I looked up sketch comedy troupes in the city and I stumbled upon a popular sketch comedy show that happened every weekend. I went by myself, watched their show, and it was packed and awesome and I was impressed. I sat quietly by myself in the corner, watching the show in awe and hoping the guy comedians would talk to me, but they didn't, and I didn't talk to them either. I don't think of myself this way anymore, but at the time, I was shy.
This is where my college best friend flirts her way into the story. Determined to befriend the guys in the sketch troupe, the next weekend, I took her to the sketch show with me, and my entire experience changed. She and I drank lots of beer, and after the show, without hesitation, she ran up to all the performers and introduced herself to them. She talked to all the cool people, like she was allowed to, and I followed her lead. We closed down the bar with the cool guy comedians, and it was the most exciting time I'd ever had in Toronto.

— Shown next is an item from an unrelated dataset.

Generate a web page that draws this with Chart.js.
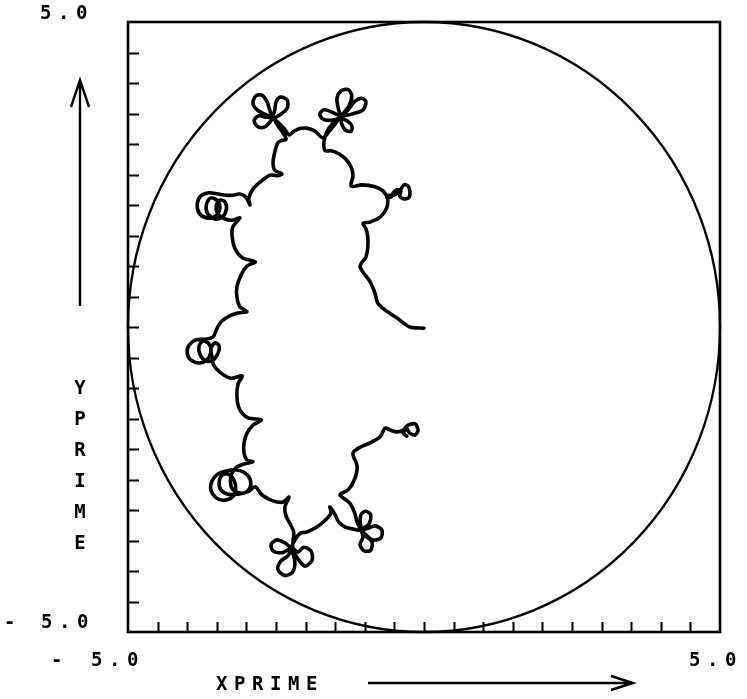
<!DOCTYPE html>
<html>
<head>
<meta charset="utf-8">
<script src="https://cdn.jsdelivr.net/npm/chart.js@4/dist/chart.umd.min.js"></script>
<style>
  html, body { margin: 0; padding: 0; background: #fff; }
  #wrap { width: 747px; height: 699px; }
</style>
</head>
<body>
<div id="wrap"><canvas id="c" width="747" height="699"></canvas></div>
<script>
// Axis range, boundary circle and tick marks
const axisMin = -5, axisMax = 5;
const boundaryRadius = 5;
const xTickValues = [-4.5, -4, -3.5, -3, -2.5, -2, -1.5, -1, -0.5, 0, 0.5, 1, 1.5, 2, 2.5, 3, 3.5, 4, 4.5];
const yTickValues = [-4.5, -4, -3.5, -3, -2.5, -2, -1.5, -1, -0.5, 0, 0.5, 1, 1.5, 2, 2.5, 3, 3.5, 4, 4.5];
const xEndLabels = ['- 5.0', '5.0'];
const yEndLabels = ['5.0', '- 5.0'];
const xTitle = 'XPRIME';
const yTitle = 'YPRIME';

// Trajectory (XPRIME, YPRIME), in drawing order, split by section
const tail = [[0.00,-0.02],[-0.24,0.00],[-0.46,0.15],[-0.66,0.28],[-0.78,0.39],[-0.83,0.56],[-0.91,0.74],[-1.03,0.90],[-1.08,1.00],[-0.98,1.15],[-0.95,1.30],[-0.95,1.48],[-0.98,1.61],[-1.03,1.70],[-0.91,1.72],[-0.74,1.80],[-0.63,1.95],[-0.61,2.08],[-0.63,2.15]];
const knotNE = [[-0.52,2.16],[-0.44,2.20],[-0.39,2.26],[-0.34,2.33],[-0.27,2.31],[-0.24,2.23],[-0.25,2.13],[-0.34,2.10],[-0.41,2.15],[-0.39,2.23],[-0.46,2.25],[-0.52,2.20],[-0.56,2.13],[-0.63,2.15]];
const bumpsNE = [[-0.69,2.23],[-0.83,2.30],[-1.05,2.33],[-1.23,2.31],[-1.20,2.48],[-1.23,2.62],[-1.32,2.75],[-1.44,2.84],[-1.57,2.89],[-1.67,2.89]];
const flowerNE = [[-1.69,3.03],[-1.64,3.20],[-1.54,3.34],[-1.42,3.44],
  [-1.55,3.52],[-1.69,3.56],[-1.76,3.49],[-1.71,3.41],[-1.57,3.39],[-1.42,3.44],
  [-1.45,3.59],[-1.47,3.75],[-1.40,3.87],[-1.28,3.89],[-1.22,3.79],[-1.27,3.62],[-1.42,3.44],
  [-1.28,3.56],[-1.17,3.70],[-1.05,3.75],[-0.98,3.69],[-1.03,3.56],[-1.22,3.49],[-1.42,3.44],
  [-1.30,3.38],[-1.22,3.30],[-1.23,3.21],[-1.33,3.23],[-1.39,3.33],[-1.42,3.44],
  [-1.50,3.33],[-1.60,3.21],[-1.71,3.10]];
const arcN = [[-1.84,3.21],[-1.98,3.26],[-2.11,3.25],[-2.21,3.20],[-2.28,3.15]];
const flowerNW = [[-2.36,3.25],[-2.47,3.36],[-2.55,3.43],
  [-2.52,3.56],[-2.50,3.69],[-2.42,3.77],[-2.31,3.72],[-2.31,3.59],[-2.43,3.48],[-2.55,3.43],
  [-2.60,3.54],[-2.65,3.69],[-2.74,3.80],[-2.84,3.79],[-2.89,3.67],[-2.82,3.56],[-2.69,3.49],[-2.55,3.43],
  [-2.67,3.44],[-2.80,3.46],[-2.87,3.38],[-2.80,3.28],[-2.69,3.28],[-2.60,3.36],[-2.55,3.43],
  [-2.47,3.30],[-2.38,3.18],[-2.33,3.08],[-2.42,3.05],[-2.47,3.02]];
const bumpsNW = [[-2.52,2.87],[-2.55,2.70],[-2.52,2.57],[-2.40,2.51],[-2.48,2.48],[-2.60,2.49],[-2.75,2.39],[-2.89,2.26],[-2.96,2.11],[-2.94,2.00],[-3.01,2.13],[-3.11,2.18],[-3.24,2.16]];
const spiralNW = [[-3.34,2.16],[-3.48,2.18],[-3.63,2.20],[-3.77,2.15],[-3.83,2.02],[-3.80,1.87],[-3.68,1.79],[-3.55,1.80],[-3.46,1.90],[-3.46,2.03],[-3.55,2.11],[-3.63,2.10],[-3.68,1.98],[-3.65,1.85],[-3.53,1.77],[-3.41,1.80],[-3.34,1.92],[-3.36,2.05],[-3.45,2.08],[-3.51,1.98],[-3.48,1.85],[-3.36,1.77],[-3.23,1.75],[-3.11,1.79]];
const bumpsW = [[-3.23,1.64],[-3.24,1.48],[-3.19,1.28],[-3.06,1.13],[-2.85,1.07],[-2.99,1.00],[-3.09,0.85],[-3.16,0.66],[-3.16,0.49],[-3.11,0.33],[-2.99,0.25],[-3.14,0.23],[-3.29,0.18],[-3.43,0.08],[-3.51,-0.05]];
const spiralW = [[-3.56,-0.16],[-3.68,-0.20],[-3.85,-0.21],[-3.97,-0.30],[-4.00,-0.43],[-3.94,-0.54],[-3.80,-0.59],[-3.67,-0.54],[-3.60,-0.41],[-3.63,-0.28],[-3.73,-0.23],[-3.80,-0.31],[-3.78,-0.46],[-3.68,-0.56],[-3.56,-0.54],[-3.48,-0.43],[-3.46,-0.31],[-3.53,-0.26],[-3.60,-0.36],[-3.58,-0.49],[-3.56,-0.61]];
const bumpsSW = [[-3.45,-0.74],[-3.26,-0.84],[-3.07,-0.80],[-3.14,-0.93],[-3.16,-1.15],[-3.11,-1.36],[-2.97,-1.49],[-2.75,-1.52],[-2.89,-1.61],[-2.99,-1.74],[-3.04,-1.90],[-3.04,-2.07],[-2.99,-2.18],[-2.89,-2.21]];
const spiralSW = [[-3.06,-2.25],[-3.18,-2.31],[-3.26,-2.44],[-3.26,-2.61],[-3.18,-2.70],[-3.04,-2.72],[-2.94,-2.64],[-2.94,-2.49],[-3.04,-2.38],[-3.19,-2.34],[-3.34,-2.36],[-3.48,-2.41],[-3.58,-2.52],[-3.60,-2.67],[-3.51,-2.80],[-3.38,-2.84],[-3.24,-2.79],[-3.18,-2.66],[-3.21,-2.51],[-3.31,-2.41],[-3.41,-2.43],[-3.46,-2.54],[-3.43,-2.67],[-3.31,-2.74],[-3.14,-2.74],[-2.97,-2.70],[-2.85,-2.62]];
const arcS = [[-2.74,-2.75],[-2.55,-2.85],[-2.38,-2.87],[-2.28,-2.79],[-2.35,-2.95],[-2.33,-3.10],[-2.26,-3.23],[-2.20,-3.36],[-2.21,-3.49],[-2.23,-3.62]];
const flowerSW = [[-2.35,-3.54],[-2.48,-3.49],[-2.58,-3.56],[-2.55,-3.67],[-2.40,-3.70],[-2.23,-3.62],
  [-2.30,-3.75],[-2.42,-3.84],[-2.47,-3.97],[-2.36,-4.07],[-2.23,-4.03],[-2.18,-3.87],[-2.23,-3.62],
  [-2.13,-3.69],[-2.03,-3.61],[-1.91,-3.67],[-1.89,-3.82],[-2.01,-3.92],[-2.13,-3.80],[-2.23,-3.62],
  [-2.18,-3.49],[-2.09,-3.38]];
const arcSE = [[-1.98,-3.36],[-1.81,-3.28],[-1.66,-3.16],[-1.57,-3.05],[-1.59,-2.95],[-1.50,-3.08],[-1.44,-3.20],[-1.33,-3.28],[-1.20,-3.31],[-1.06,-3.33]];
const flowerSE = [[-1.08,-3.20],[-1.06,-3.07],[-0.98,-3.02],[-0.90,-3.08],[-0.93,-3.23],[-1.06,-3.33],
  [-0.95,-3.30],[-0.83,-3.26],[-0.71,-3.33],[-0.73,-3.46],[-0.86,-3.49],[-0.98,-3.41],[-1.06,-3.33],
  [-1.03,-3.44],[-1.08,-3.57],[-1.01,-3.67],[-0.90,-3.66],[-0.88,-3.52],[-1.00,-3.41],[-1.06,-3.33],
  [-1.13,-3.20],[-1.17,-3.05],[-1.25,-2.89],[-1.42,-2.75]];
const bumpsE = [[-1.28,-2.67],[-1.17,-2.49],[-1.13,-2.28],[-1.20,-2.07],[-1.08,-1.97],[-0.91,-1.90],[-0.74,-1.80],[-0.66,-1.66],[-0.57,-1.69],[-0.46,-1.72]];
const knotSE = [[-0.35,-1.69],[-0.27,-1.61],[-0.15,-1.59],[-0.10,-1.69],[-0.15,-1.77],[-0.24,-1.74],[-0.29,-1.67],[-0.35,-1.74],[-0.29,-1.79]];

const sections = [tail, knotNE, bumpsNE, flowerNE, arcN, flowerNW, bumpsNW, spiralNW, bumpsW,
  spiralW, bumpsSW, spiralSW, arcS, flowerSW, arcSE, flowerSE, bumpsE, knotSE];
const trajectory = sections.flat().map(([x, y]) => ({ x, y }));

const FONT = 'bold 19px "DejaVu Sans Mono", "Liberation Mono", monospace';
const PITCH = 18;

function spaced(ctx, text, x, y, pitch) {
  ctx.textAlign = 'left';
  ctx.textBaseline = 'alphabetic';
  for (let i = 0; i < text.length; i++) {
    if (text[i] !== ' ') ctx.fillText(text[i], x + i * pitch, y);
  }
}

const framePlugin = {
  id: 'plotFrame',
  beforeDraw(chart) {
    const ctx = chart.ctx;
    ctx.save();
    ctx.fillStyle = '#fff';
    ctx.fillRect(0, 0, chart.width, chart.height);
    ctx.restore();
  },
  beforeDatasetsDraw(chart) {
    const { ctx, scales: { x, y } } = chart;
    const cx = x.getPixelForValue(0), cy = y.getPixelForValue(0);
    const rx = x.getPixelForValue(boundaryRadius) - cx;
    const ry = cy - y.getPixelForValue(boundaryRadius);
    ctx.save();
    ctx.strokeStyle = '#000';
    ctx.lineWidth = 2.3;
    ctx.beginPath();
    ctx.ellipse(cx, cy, rx, ry, 0, 0, Math.PI * 2);
    ctx.stroke();
    ctx.restore();
  },
  afterDraw(chart) {
    const { ctx, chartArea: a, scales: { x, y } } = chart;
    ctx.save();
    ctx.strokeStyle = '#000';
    ctx.fillStyle = '#000';
    ctx.lineCap = 'butt';

    // plot frame
    ctx.lineWidth = 2.6;
    ctx.strokeRect(a.left, a.top, a.right - a.left, a.bottom - a.top);

    // inward tick marks on the left and bottom edges
    ctx.lineWidth = 2;
    ctx.beginPath();
    yTickValues.forEach(v => {
      const py = Math.round(y.getPixelForValue(v)) + 0.5;
      ctx.moveTo(a.left, py); ctx.lineTo(a.left + 11, py);
    });
    xTickValues.forEach(v => {
      const px = Math.round(x.getPixelForValue(v)) + 0.5;
      ctx.moveTo(px, a.bottom); ctx.lineTo(px, a.bottom - 10);
    });
    ctx.stroke();

    // end labels
    ctx.font = FONT;
    spaced(ctx, yEndLabels[0], 40, 19, PITCH);
    ctx.fillText('-', 4, 628);
    spaced(ctx, yEndLabels[1].replace('- ', ''), 41, 628, PITCH);
    ctx.fillText('-', 51, 666);
    spaced(ctx, xEndLabels[0].replace('- ', ''), 91, 666, PITCH);
    spaced(ctx, xEndLabels[1], 689, 666, PITCH);

    // axis titles
    spaced(ctx, xTitle, 216, 690, PITCH);
    ctx.textAlign = 'center';
    for (let i = 0; i < yTitle.length; i++) {
      ctx.fillText(yTitle[i], 80, 394 + i * 31);
    }

    // arrows
    ctx.lineWidth = 2.4;
    ctx.beginPath();
    ctx.moveTo(368, 683); ctx.lineTo(632, 683);
    ctx.moveTo(611, 676); ctx.lineTo(633, 683); ctx.lineTo(611, 690);
    ctx.moveTo(80, 306); ctx.lineTo(80, 81);
    ctx.moveTo(71, 107); ctx.lineTo(80, 80); ctx.lineTo(89, 107);
    ctx.stroke();
    ctx.restore();
  }
};

new Chart(document.getElementById('c'), {
  type: 'scatter',
  data: {
    datasets: [{
      data: trajectory,
      showLine: true,
      borderColor: '#000',
      borderWidth: 3.6,
      pointRadius: 0,
      tension: 0.3,
      borderJoinStyle: 'round',
      borderCapStyle: 'round',
      fill: false
    }]
  },
  options: {
    responsive: false,
    animation: false,
    devicePixelRatio: 1,
    layout: { padding: { left: 128, top: 22, right: 27, bottom: 67 } },
    scales: {
      x: { type: 'linear', min: axisMin, max: axisMax, display: false },
      y: { type: 'linear', min: axisMin, max: axisMax, display: false }
    },
    plugins: { legend: { display: false }, tooltip: { enabled: false } }
  },
  plugins: [framePlugin]
});
</script>
</body>
</html>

After that night, we were hooked. I dragged her to every show, and she enjoyed it, because it involved lots of beer, boys and often times, late night karaoke. We went to almost every show for 6 months, but slowly, our relationship with the guys in the sketch troupe began to change. At first, we were the cute, new girls, but soon, too soon, we became the drunk, annoying girls. Some of the guys, to be clear, were nice to us, but most of them were aloof and ignored us. I totally noticed the dynamic change, but we kept going to their shows, telling ourselves that, eventually, they will like us.

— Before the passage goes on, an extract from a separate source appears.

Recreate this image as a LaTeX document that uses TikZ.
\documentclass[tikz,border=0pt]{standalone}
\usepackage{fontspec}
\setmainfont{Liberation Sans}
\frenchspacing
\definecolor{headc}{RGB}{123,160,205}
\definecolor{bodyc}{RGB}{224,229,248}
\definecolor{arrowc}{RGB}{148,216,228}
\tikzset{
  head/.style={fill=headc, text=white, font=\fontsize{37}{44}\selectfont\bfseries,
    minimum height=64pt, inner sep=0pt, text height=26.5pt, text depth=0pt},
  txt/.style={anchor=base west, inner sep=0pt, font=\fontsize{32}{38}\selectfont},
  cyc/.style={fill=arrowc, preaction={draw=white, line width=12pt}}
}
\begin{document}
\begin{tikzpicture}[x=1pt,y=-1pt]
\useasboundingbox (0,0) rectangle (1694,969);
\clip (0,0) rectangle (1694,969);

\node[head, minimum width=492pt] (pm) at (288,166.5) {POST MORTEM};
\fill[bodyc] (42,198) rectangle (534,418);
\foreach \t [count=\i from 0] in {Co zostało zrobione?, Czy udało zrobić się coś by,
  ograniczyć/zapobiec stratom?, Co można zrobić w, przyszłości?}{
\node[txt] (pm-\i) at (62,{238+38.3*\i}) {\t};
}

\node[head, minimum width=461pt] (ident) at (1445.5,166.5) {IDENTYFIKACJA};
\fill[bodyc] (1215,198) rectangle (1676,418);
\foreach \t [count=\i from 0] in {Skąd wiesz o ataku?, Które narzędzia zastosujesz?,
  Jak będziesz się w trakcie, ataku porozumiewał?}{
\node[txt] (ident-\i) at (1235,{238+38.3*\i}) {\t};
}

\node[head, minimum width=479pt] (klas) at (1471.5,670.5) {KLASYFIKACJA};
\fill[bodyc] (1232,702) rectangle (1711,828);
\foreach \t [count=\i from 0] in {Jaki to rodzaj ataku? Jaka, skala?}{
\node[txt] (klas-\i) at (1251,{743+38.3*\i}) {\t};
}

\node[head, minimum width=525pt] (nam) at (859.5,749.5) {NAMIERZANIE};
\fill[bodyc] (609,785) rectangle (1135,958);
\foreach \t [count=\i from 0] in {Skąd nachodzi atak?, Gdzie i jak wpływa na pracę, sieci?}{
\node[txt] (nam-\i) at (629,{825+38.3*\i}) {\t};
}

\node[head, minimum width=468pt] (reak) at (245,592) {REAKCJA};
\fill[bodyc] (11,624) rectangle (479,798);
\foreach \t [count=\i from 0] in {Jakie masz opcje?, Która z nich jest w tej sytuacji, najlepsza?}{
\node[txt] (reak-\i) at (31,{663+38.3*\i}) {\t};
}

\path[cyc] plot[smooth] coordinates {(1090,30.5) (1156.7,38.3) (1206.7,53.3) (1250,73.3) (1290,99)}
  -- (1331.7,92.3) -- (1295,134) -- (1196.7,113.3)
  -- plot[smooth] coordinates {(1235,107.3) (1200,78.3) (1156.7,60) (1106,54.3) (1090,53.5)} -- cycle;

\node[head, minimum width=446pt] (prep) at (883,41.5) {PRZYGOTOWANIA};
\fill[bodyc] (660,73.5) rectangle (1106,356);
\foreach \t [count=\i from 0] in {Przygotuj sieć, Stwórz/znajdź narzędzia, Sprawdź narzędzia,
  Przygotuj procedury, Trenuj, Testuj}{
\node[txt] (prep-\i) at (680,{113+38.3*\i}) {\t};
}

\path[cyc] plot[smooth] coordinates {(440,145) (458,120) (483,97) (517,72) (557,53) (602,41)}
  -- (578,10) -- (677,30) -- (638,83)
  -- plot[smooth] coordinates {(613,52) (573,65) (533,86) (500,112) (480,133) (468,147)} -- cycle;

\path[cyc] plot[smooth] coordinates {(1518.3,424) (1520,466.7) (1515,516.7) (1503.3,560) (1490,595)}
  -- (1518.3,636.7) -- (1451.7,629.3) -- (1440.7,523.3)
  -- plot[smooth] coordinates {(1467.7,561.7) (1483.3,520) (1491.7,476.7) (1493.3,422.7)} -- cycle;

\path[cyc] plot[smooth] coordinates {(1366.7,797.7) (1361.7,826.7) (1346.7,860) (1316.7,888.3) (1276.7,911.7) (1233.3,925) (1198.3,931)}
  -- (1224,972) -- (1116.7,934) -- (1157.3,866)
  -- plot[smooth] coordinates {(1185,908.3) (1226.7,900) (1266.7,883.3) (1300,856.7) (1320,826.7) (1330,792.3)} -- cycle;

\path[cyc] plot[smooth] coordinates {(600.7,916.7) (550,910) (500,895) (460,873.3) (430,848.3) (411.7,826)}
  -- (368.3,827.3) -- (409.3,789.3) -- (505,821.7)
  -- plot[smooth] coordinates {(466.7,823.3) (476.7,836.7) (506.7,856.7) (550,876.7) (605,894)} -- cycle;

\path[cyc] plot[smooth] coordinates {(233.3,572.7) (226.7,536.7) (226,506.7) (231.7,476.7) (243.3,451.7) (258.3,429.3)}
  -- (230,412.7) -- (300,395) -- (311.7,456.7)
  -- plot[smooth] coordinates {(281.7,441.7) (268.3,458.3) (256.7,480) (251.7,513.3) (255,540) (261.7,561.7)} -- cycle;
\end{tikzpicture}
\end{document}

One night, or a couple, I slept with one of the guys in the sketch troupe. That marked the end of any hope I had of the guys in the sketch troupe respecting me as a person, let alone a comedian. It didn't matter that I was passionate about comedy, I slept with one of the guys, so I was a slut. I was officially, and this is hard for me to admit, a comedy groupie.
But we kept going to their shows even though I knew they didn't like us anymore, and I suspected that they made fun of us behind our backs. Who knows, maybe they never thought about us, but we thought about them, all the time. We wanted them to like us. I wanted them to think I was funny. But the harder I tried to win their friendship, the meaner they got. Every week, they got a little crueler to us, but we kept going, kept getting wasted, kept trying and failing to impress them.

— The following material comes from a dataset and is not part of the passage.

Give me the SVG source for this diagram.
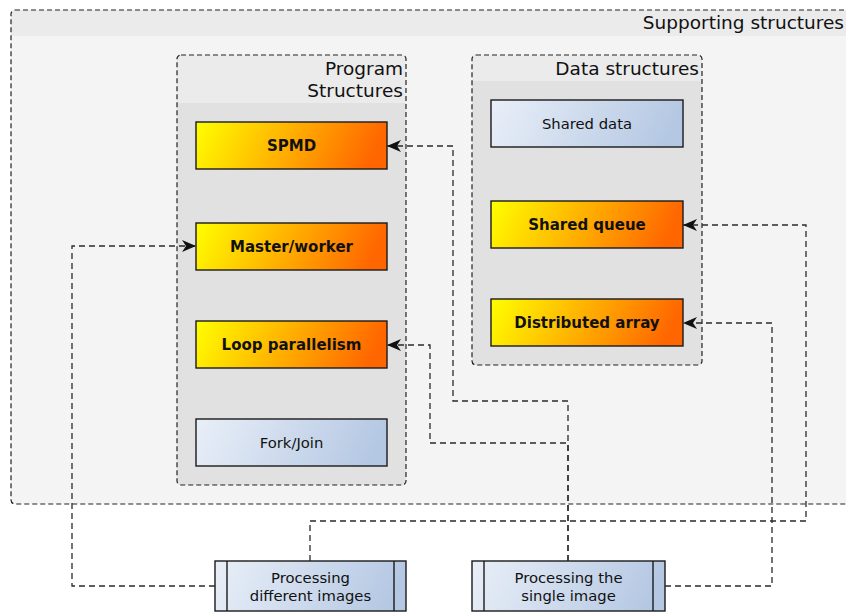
<svg xmlns="http://www.w3.org/2000/svg" width="846" height="612" viewBox="0 0 846 612">
<style>
  .cont{stroke:#222;stroke-width:1.2;stroke-dasharray:5,3;fill:none}
  .hdr{fill:#ebebeb}
  .t{font-family:"DejaVu Sans",sans-serif;fill:#111}
  .title{font-size:18.5px;text-anchor:end}
  .lbl{font-size:14.8px;text-anchor:middle}
  .bold{font-size:15px;font-weight:bold;text-anchor:middle}
  .box{stroke:#1a1a1a;stroke-width:1.4}
  .conn{fill:none;stroke:#2a2a2a;stroke-width:1.3;stroke-dasharray:6,4}
</style>
<defs>
  <linearGradient id="org" x1="0" y1="0" x2="1" y2="0.12">
    <stop offset="0" stop-color="#ffff00"/>
    <stop offset="1" stop-color="#ff6600"/>
  </linearGradient>
  <linearGradient id="blu" x1="0" y1="0" x2="1" y2="0.12">
    <stop offset="0" stop-color="#e9eff8"/>
    <stop offset="1" stop-color="#b5c8e3"/>
  </linearGradient>
  <marker id="arr" markerWidth="15" markerHeight="13" viewBox="0 0 15 13" refX="14" refY="6.5" orient="auto" markerUnits="userSpaceOnUse">
    <path d="M0,0.5 L14,6.5 L0,12.5 L4,6.5 Z" fill="#111"/>
  </marker>
</defs>
<rect width="846" height="612" fill="#fff"/>

<g id="supporting">
  <rect x="11" y="10" width="850" height="494" rx="4" fill="#f4f4f4"/>
  <path class="hdr" d="M15,10 H861 V36 H11 V14 A4,4 0 0 1 15,10 Z"/>
  <rect class="cont" x="11" y="10" width="850" height="494" rx="4"/>
  <text class="t title" x="844" y="29">Supporting structures</text>
</g>

<g id="program">
  <rect x="177" y="55" width="229" height="430" rx="4" fill="#e1e1e1"/>
  <path class="hdr" d="M181,55 H402 A4,4 0 0 1 406,59 V103 H177 V59 A4,4 0 0 1 181,55 Z"/>
  <rect class="cont" x="177" y="55" width="229" height="430" rx="4"/>
  <text class="t title" x="403" y="75">Program</text>
  <text class="t title" x="403" y="97">Structures</text>
</g>

<g id="data">
  <rect x="472" y="55" width="230" height="310" rx="4" fill="#e1e1e1"/>
  <path class="hdr" d="M476,55 H698 A4,4 0 0 1 702,59 V81 H472 V59 A4,4 0 0 1 476,55 Z"/>
  <rect class="cont" x="472" y="55" width="230" height="310" rx="4"/>
  <text class="t title" x="699" y="75">Data structures</text>
</g>

<g id="spmd">
  <rect class="box" x="196" y="122" width="191" height="47" fill="url(#org)"/>
  <text class="t bold" x="291.5" y="151">SPMD</text>
</g>
<g id="master">
  <rect class="box" x="196" y="223" width="191" height="47" fill="url(#org)"/>
  <text class="t bold" x="291.5" y="252">Master/worker</text>
</g>
<g id="loop">
  <rect class="box" x="196" y="321" width="191" height="47" fill="url(#org)"/>
  <text class="t bold" x="291.5" y="350">Loop parallelism</text>
</g>
<g id="forkjoin">
  <rect class="box" x="196" y="419" width="191" height="47" fill="url(#blu)"/>
  <text class="t lbl" x="291.5" y="448">Fork/Join</text>
</g>
<g id="shareddata">
  <rect class="box" x="491" y="100" width="192" height="47" fill="url(#blu)"/>
  <text class="t lbl" x="587" y="129">Shared data</text>
</g>
<g id="sharedqueue">
  <rect class="box" x="491" y="201" width="192" height="47" fill="url(#org)"/>
  <text class="t bold" x="587" y="230">Shared queue</text>
</g>
<g id="distarray">
  <rect class="box" x="491" y="299" width="192" height="47" fill="url(#org)"/>
  <text class="t bold" x="587" y="328">Distributed array</text>
</g>

<g id="procdiff">
  <rect class="box" x="215" y="561" width="191" height="50" fill="url(#blu)"/>
  <line class="box" x1="227" y1="561" x2="227" y2="611"/>
  <line class="box" x1="394" y1="561" x2="394" y2="611"/>
  <text class="t lbl" x="310.5" y="583">Processing</text>
  <text class="t lbl" x="310.5" y="601">different images</text>
</g>
<g id="procsingle">
  <rect class="box" x="472" y="561" width="193" height="50" fill="url(#blu)"/>
  <line class="box" x1="484" y1="561" x2="484" y2="611"/>
  <line class="box" x1="653" y1="561" x2="653" y2="611"/>
  <text class="t lbl" x="568.5" y="583">Processing the</text>
  <text class="t lbl" x="568.5" y="601">single image</text>
</g>

<g id="connectors">
  <path class="conn" d="M215,586 H72 V246 H196" marker-end="url(#arr)"/>
  <path class="conn" d="M310,561 V521 H806 V225 H683" marker-end="url(#arr)"/>
  <path class="conn" d="M568,561 V401 H453 V146 H387" marker-end="url(#arr)"/>
  <path class="conn" d="M568,561 V443 H430 V345 H387" marker-end="url(#arr)"/>
  <path class="conn" d="M665,586 H772 V323 H683" marker-end="url(#arr)"/>
</g>
</svg>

Finally, I accepted that they didn't like us and I stopped going to their shows. I tried to comfort myself with the notion that maybe the cool guy comedians hated all young, female comics- that they just didn't like woman in comedy, that sexism was the root of the problem, not me personally. But my theory was blown wide open when, just after I stopped hanging out with them, two new, young, female comedians stormed the Toronto comedy scene, and became beloved by them and everyone else in the city.
I licked my wounds and watched the new female comedians steal my thunder, the thunder that I never had which is what made it hurt even more. The girls were just like my friend and I, best friend, female comedians, only they were way more popular and funny. It turns out the sketch guys didn't hate young, funny girls, they just hated us. I didn't understand why these girls were welcomed into the scene, and not me. Of course, it had nothing to do with the fact that I was drunk for half a year, but in my defense, I was really good at Irish accents, so they were missing out.
I saw the new girls take everything I wanted, all the stage time and all the respect. They got on all the best shows, were considered professionals, meanwhile everyone just kept telling me that I had a lot of potential. I'd see pictures blow up on Facebook of the new girls at parties with the cool sketch guys, all of them getting along, seemingly patting each other on the back for how funny and cool they all were. I wasn't invited to the parties and no one was asking me to be on shows.
I smoked cigarettes on my back porch re-playing all the cold shoulders that had been thrown my way that year. I felt misunderstood and alone, but I wasn't. My best friend was there with me, going through the same rejection. We had no shows, no friends, but we had each other. It was the lowest point, socially, I've ever felt as a comedian, and eventually, I got over it, but I never forgot it. Since all this went down, ten years ago, whenever I've run into some of the sketch guys, they are still unfriendly. I guess they'll always see me as an annoying groupie, which is fine, because I'll always see them as assholes.